The new contract clause at 52.234-4 (Earned Value Management System) requires the contractor to have either an EVMS that is compliant with the ANSI/EIA guidelines, or to develop one. The clause also requires that an IBR be conducted, either pre- or post-award. Importantly, once the EVMS is reviewed and accepted, “[c]ontractor proposed EVMS changes require approval of the CFA prior to implementation” unless a waiver has been granted.[29]

C.DOD and DFARS Requirements

DOD, which has been using EVMS or its antecedents for decades, was an early adopter of the new ANSI/EIA criteria. In March 2005 Acting Undersecretary of Defense Michael Wynne issued guidance that EVMS was to be implemented on all “cost or incentive contracts, subcontracts, intra-government work agreements, and other agreements valued at or greater than $20 million….”[30] For those contract or subcontracts valued at or greater than $50 million, the contractor’s EVMS must be “formally validated and accepted by the cognizant contracting officer.”[31]

In addition to the foregoing, the Defense Acquisition Guidebook states that EVM should be applied to contracts when (a) the prime contractor (or one or more subcontractors) is a non-U.S. source; (b) the work is to be performed in government facilities, (c) the contract is “awarded to a specialized organization such as the Defense Advanced Research Projects Agency;” or (d) the contract is designated as a “major capital acquisition in accordance with OBM Circular A-11.”[32]

The Guidebook notes that EVM is not required for contract activity valued at less than $20 million or which is expected to be less than 12 months in duration. However, even in such circumstances, “[t]he decision to implement EVM on these contracts is a risk-based decision at the discretion of the program manager.”[33] In addition, the Guidebook states that use of EVM on firm fixed-priced contracts is “discouraged regardless of dollar value”; however, if the contract type is mixed then “the EVM policy should be applied separately to the different parts (contract types).”[34] Strict application of this latter policy could lead to obvious accounting and reporting challenges for the contractor and increased administrative costs for the acquiring agency.

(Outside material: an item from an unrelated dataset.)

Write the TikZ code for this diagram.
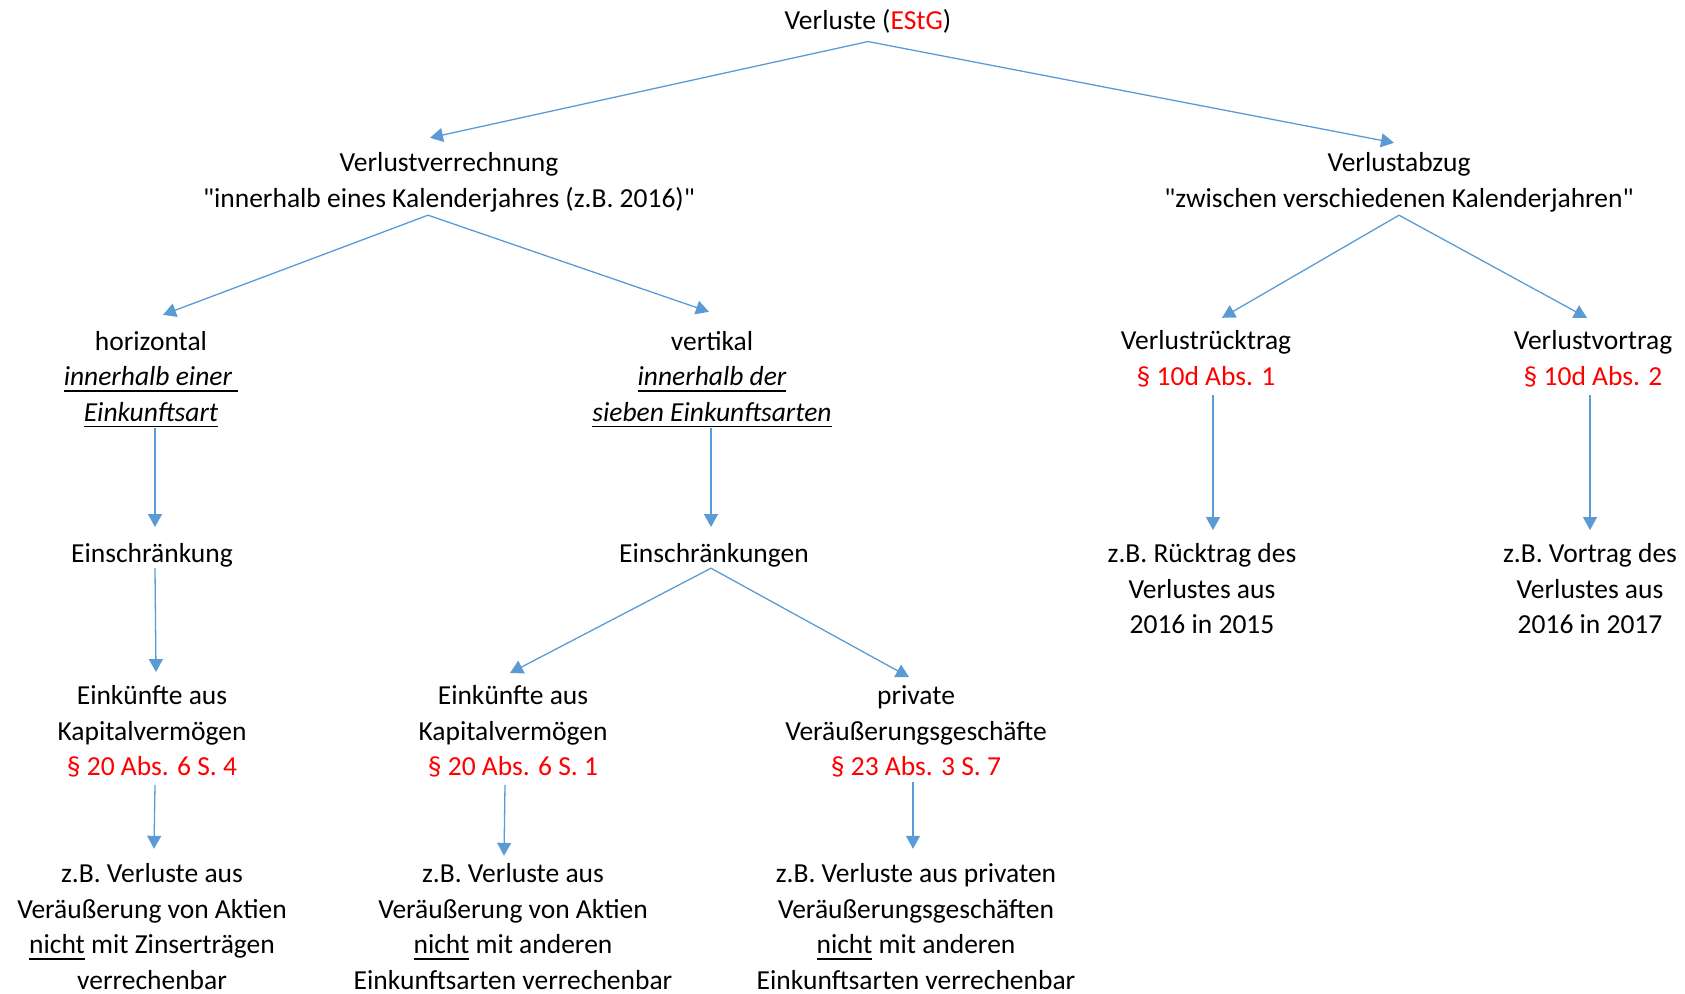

The Defense Federal Acquisition Supplement (DFARS) requires that, when the FAR clause 52.234-2 is used, the contracting officer must specify reporting format, subject and frequency. Importantly, the DFARS language states that the contractor’sEVM reports are normally due “within 5 working days after each reporting period.”[35] In its EVM reports, the contractor is normally expected to describe actual or potential problems it has encountered, along with their causes, planned corrective actions, estimated recovery date(s), and proposed schedule revisions in each report.[36]